The leader replica is responsible for maintaining and tracking the lagging state of all follower copies in the ISR set. When the follower replica falls too far behind or fails, the leader replica removes it from the ISR set. If all the follower copies in the OSR set “catch up” with the Leader copy, the leader copy will migrate it from the OSR set to the ISR set. By default, when the leader replica fails, only the follower replica in the ISR collection is eligible to be elected as the new leader, while the follower replica in the OSR collection has no chance at all (though this can be changed by configuration).

HW, LEO, LSO

High Watermark (HW) identifies a specific message offset, and consumers can only pull messages before that offset.

The following figure shows a log file. There are only nine messages in the log file. The first message has an offset (LogStartOffset) of 0, and the last message has an offset of 8. The HW of the log file is 6, which means that the consumer can only pull messages with offset between 0 and 5. Messages with offset 6 are invisible to the consumer.

LEO (Log End Offset) : identifies the Offset of the next message to be written in the current Log file. In the figure above, the position whose offset is 9 is the LEO of the current log file. The size of the LEO is equal to the offset value of the last message in the current log partition plus 1. Each replica in the partitioned ISR collection maintains its own LEO, and the smallest LEO in the ISR collection is the partitioned HW, which for consumers can only consume messages before the HW.

The following is a detailed analysis of the relationship between ISR set, HW and LEO.

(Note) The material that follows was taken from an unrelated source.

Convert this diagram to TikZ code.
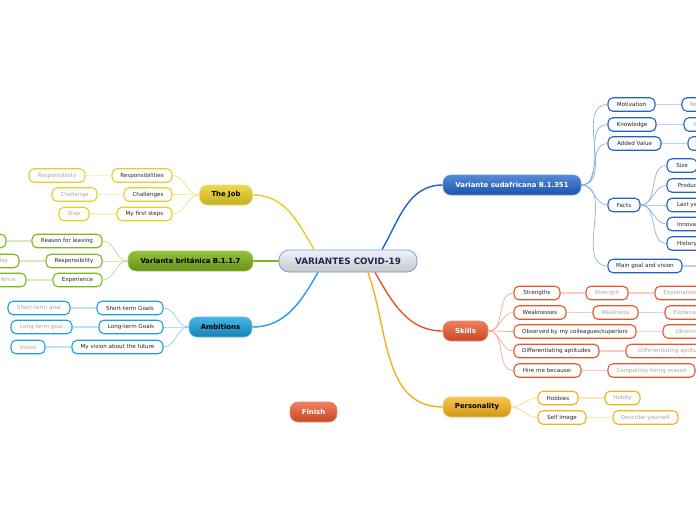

Assume that there are three copies in the ISR set of a partition, namely, one leader copy and two follower copies. In this case, both LEO and HW of the partition are 3 respectively. Messages 3 and 4 are first stored in the Leader replica after they depart from the producer.

After the message is written to the leader copy, the follower copy sends a pull request to pull messages 3 and 4 for message synchronization.

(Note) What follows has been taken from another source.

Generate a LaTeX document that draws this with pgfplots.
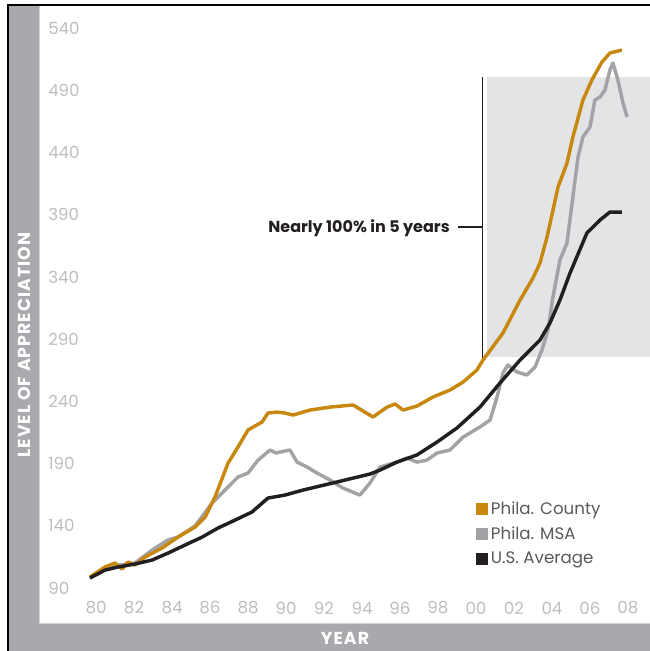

In the synchronization process, the synchronization efficiency of different copies is different. At a certain point, Follower1 completely keeps up with the leader copy while Follower2 only synchronizes message 3, as shown in the following figure, so the LEO of the leader copy is 5, that of Follower1 is 5, and that of Follower2 is 4. The HW of the current partition is set to the minimum value of 4, at which point the consumer can consume messages between offset0 and 3.

When all replicas have successfully written messages 3 and 4, HW and LEO for the entire partition are 5, so consumers can consume messages with offset 4.

This shows that Kafka’s replication mechanism is neither fully synchronous nor purely asynchronous. In fact, synchronous replication requires all working follower replicas to be replicated before the message is confirmed to have been successfully committed. This type of replication greatly affects performance. In asynchronous replication, the follower copy asynchronously copies data from the leader copy, and the data is considered to have been committed as long as it is written to the leader copy. In this case, if the follower replicas are not replicated yet and fall behind the leader replicas, then the leader replicas fail, data will be lost. Kafka uses this ISR approach to effectively balance data reliability and performance.